I grit my teeth as I looked up at her. “Hey. I’m trying. You try training through all these injuries. If I’m actually recovered tomorrow, then I’m sure things will pick up from there.”
Amara stared at me. “You should’ve been finding things easier with each passing day. I’ve been raiding my family’s stocks for you and pushing you as far as I can, but you’re still struggling so much.”
She sat down beside me. Brushed her hair to the side. “You’re a lot stronger than me. What I can do, you should be able to match it injured. Surpass it, even. You shouldn’t be collapsing after an hour of sword drills.”
I knew she was right. It only took small glances at Cael’s past to see what he was capable of. He’d train for six or more hours at a time usually, and he’d often sustained injuries in the process. On average, he was able to push himself twice as hard as I currently was. Plus, at least until recently, he'd been able to use basic spells.
And that was without his life on the line. That was just for the sake of training and growing stronger.
Maybe I just wasn’t fully accustomed to his body yet, or maybe I just didn’t have his resilience. I dunno. My Willpower was meant to be high, wasn’t it?

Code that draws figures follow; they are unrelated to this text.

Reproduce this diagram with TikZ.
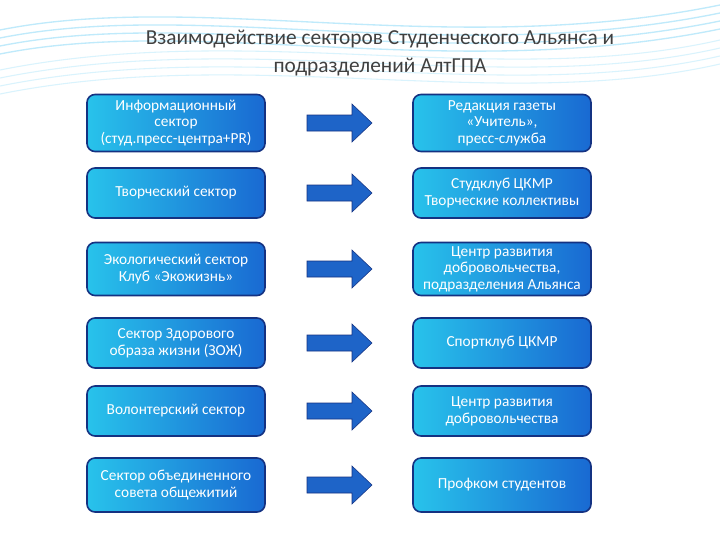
\documentclass[tikz,border=0pt]{standalone}
\usepackage{fontspec}
\setmainfont{Carlito}
\definecolor{bl}{RGB}{40,195,235}
\definecolor{br}{RGB}{25,105,210}
\definecolor{bd}{RGB}{20,50,130}
\definecolor{af}{RGB}{30,100,200}
\begin{document}
\begin{tikzpicture}[x=0.75pt,y=-0.75pt,
  box/.style={draw=bd,line width=1.2pt,rounded corners=6pt,left color=bl,right color=br,text=white,minimum width=178*0.75pt,align=center,font=\fontsize{11.5}{12.5}\selectfont,inner sep=1pt},
  arr/.style={fill=af,draw=bd,line width=0.4pt}]
\useasboundingbox (0,0) rectangle (720,540);
\fill[white] (0,0) rectangle (720,540);
\foreach \o in {0,8,16,24}{
 \draw[cyan!25,line width=1pt] (0,{30+\o}) .. controls (200,{-10+\o}) and (450,{60+\o}) .. (720,{5+\o});
 \draw[cyan!15,line width=0.8pt] (0,{70+\o}) .. controls (250,{20+\o}) and (500,{90+\o}) .. (720,{40+\o});}
\node[text=black!75,align=center,font=\fontsize{16}{21}\selectfont] (t) at (380,53) {Взаимодействие секторов Студенческого Альянса и\\подразделений АлтГПА};
\def\rows{123/57/{Информационный\\сектор\\(студ.пресс-центра+PR)}/{Редакция газеты\\«Учитель»,\\пресс-служба}/a,
 193/50/{Творческий сектор}/{Студклуб ЦКМР\\Творческие коллективы}/b,
 269/53/{Экологический сектор\\Клуб «Экожизнь»}/{Центр развития\\добровольчества,\\подразделения Альянса}/c,
 343/50/{Сектор Здорового\\образа жизни (ЗОЖ)}/{Спортклуб ЦКМР}/d,
 411/50/{Волонтерский сектор}/{Центр развития\\добровольчества}/e,
 485/54/{Сектор объединенного\\совета общежитий}/{Профком студентов}/f}
\foreach \y/\h/\l/\r/\n in \rows {
 \node[box,minimum height=\h*0.75pt] (L\n) at (176,\y) {\l};
 \node[box,minimum height=\h*0.75pt] (R\n) at (502,\y) {\r};
 \path (L\n.east) -- (R\n.west) coordinate[pos=0.5] (m\n);
 \draw[arr] ([shift={(-32,-8)}]m\n) -- ++(45,0) -- ++(0,-11) -- ++(20,19) -- ++(-20,19) -- ++(0,-11) -- ++(-45,0) -- cycle;
}
\end{tikzpicture}
\end{document}
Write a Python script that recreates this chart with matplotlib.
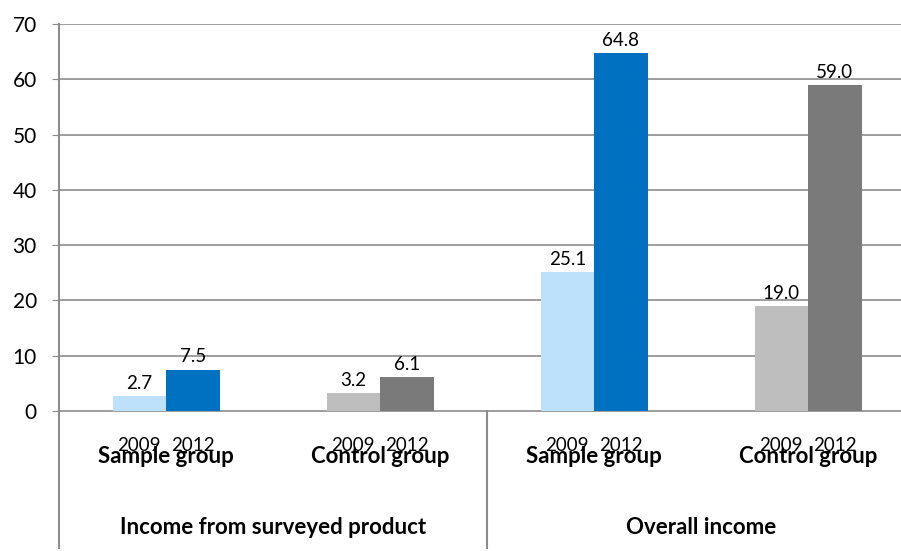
import matplotlib.pyplot as plt
import numpy as np

# data
groups = ["Income from surveyed product", "Overall income"]
categories = ["Sample group", "Control group", "Sample group", "Control group"]
years = ["2009", "2012"]
values_2009 = [2.7, 3.2, 25.1, 19.0]
values_2012 = [7.5, 6.1, 64.8, 59.0]

light = ["#BDE1FB", "#BEBEBE", "#BDE1FB", "#BEBEBE"]
dark = ["#0070C0", "#7A7A7A", "#0070C0", "#7A7A7A"]
grid_col = "#8C8C8C"

plt.rcParams['font.family'] = ['Lato', 'DejaVu Sans']

fig = plt.figure(figsize=(9.01, 5.51), dpi=100)
ax = fig.add_axes([59 / 901, 140 / 551, 842 / 901, 387 / 551])

x = np.arange(len(categories))
w = 0.25
b1 = ax.bar(x - w / 2, values_2009, w, color=light, zorder=3)
b2 = ax.bar(x + w / 2, values_2012, w, color=dark, zorder=3)

for bars, vals in ((b1, values_2009), (b2, values_2012)):
    for r, v in zip(bars, vals):
        ax.annotate(f"{v:.1f}", (r.get_x() + r.get_width() / 2, v),
                    xytext=(0, 3), textcoords="offset points",
                    ha="center", va="bottom", fontsize=13.5, zorder=4)

ax.set_xlim(-0.5, -0.5 + 842 / 214)
ax.set_ylim(0, 70)
ax.set_yticks(range(0, 71, 10))
ax.tick_params(axis="y", length=5, color=grid_col, labelsize=15, pad=11)
ax.tick_params(axis="x", bottom=False, labelbottom=False)
for yv in range(10, 71, 10):
    ax.axhline(yv, color=grid_col, lw=1.2, zorder=1)

for s in ("top", "right"):
    ax.spines[s].set_visible(False)
ax.spines["bottom"].set_color(grid_col)
ax.spines["bottom"].set_linewidth(1.2)
ax.spines["left"].set_visible(False)

tr = ax.get_xaxis_transform()
ax.plot([-0.5, -0.5], [1, -0.354], transform=tr, color=grid_col, lw=1.5, clip_on=False)
ax.plot([1.5, 1.5], [0, -0.354], transform=tr, color=grid_col, lw=1.5, clip_on=False)

for i, cat in enumerate(categories):
    ax.text(i - w / 2, -0.088, years[0], transform=tr, ha="center", va="center", fontsize=13.5)
    ax.text(i + w / 2, -0.088, years[1], transform=tr, ha="center", va="center", fontsize=13.5)
    ax.text(i, -0.117, cat, transform=tr, ha="center", va="center",
            fontsize=16, fontweight="bold")

for j, g in enumerate(groups):
    ax.text(2 * j + 0.5, -0.30, g, transform=tr, ha="center", va="center",
            fontsize=16, fontweight="bold")

fig.savefig("out.png", dpi=100)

Why was I struggling so damn much?
Amara bit her lip. “I don’t know. We’ll try again tomorrow. Try not to worry about it. All you can do is try your best, after all.”
“Maybe it’s time I started studying?” I said with a glimmer of hopefulness. Truthfully, a day off of physical training sounded like it’d be wonderful, and I was almost certain that the mental stimulation and learning would do more for me than this training would anyways.
She shot that idea down fast. “You need to push through this and get back to your full strength first. Once you feel properly accustomed to your body again, then you should turn your focus to your studies.”
The irony of that statement. I’d never been accustomed to this body. That was the problem.
I stewed on it for a while, feeling an ugly resentment linger in the back of my mind.
Why couldn’t I just drop the training stuff and try studying already? I’d rather accept my limitations and do something I’m better at. Cael was the good fighter. I was good at learning stuff. So just let me learn and quit bugging me about exercise!
I’m not Cael Soulgrave. I’m me.
I sighed.
The truth was, I knew I wasn’t doing enough. I could feel myself coasting. Giving up when things got painful. Refusing to push myself to my limits or even recognise the limits that this new body had. Refusing to work with my mana.
I had an idea forming. Maybe a stupid one. I wasn’t sure. But I suggested it all the same. Something had to give, and if I couldn’t even do this, I had no chance when it came to the duel that would decide my fate.
And so I said it.
“I wanna have a real fight. Something where I can get hurt.”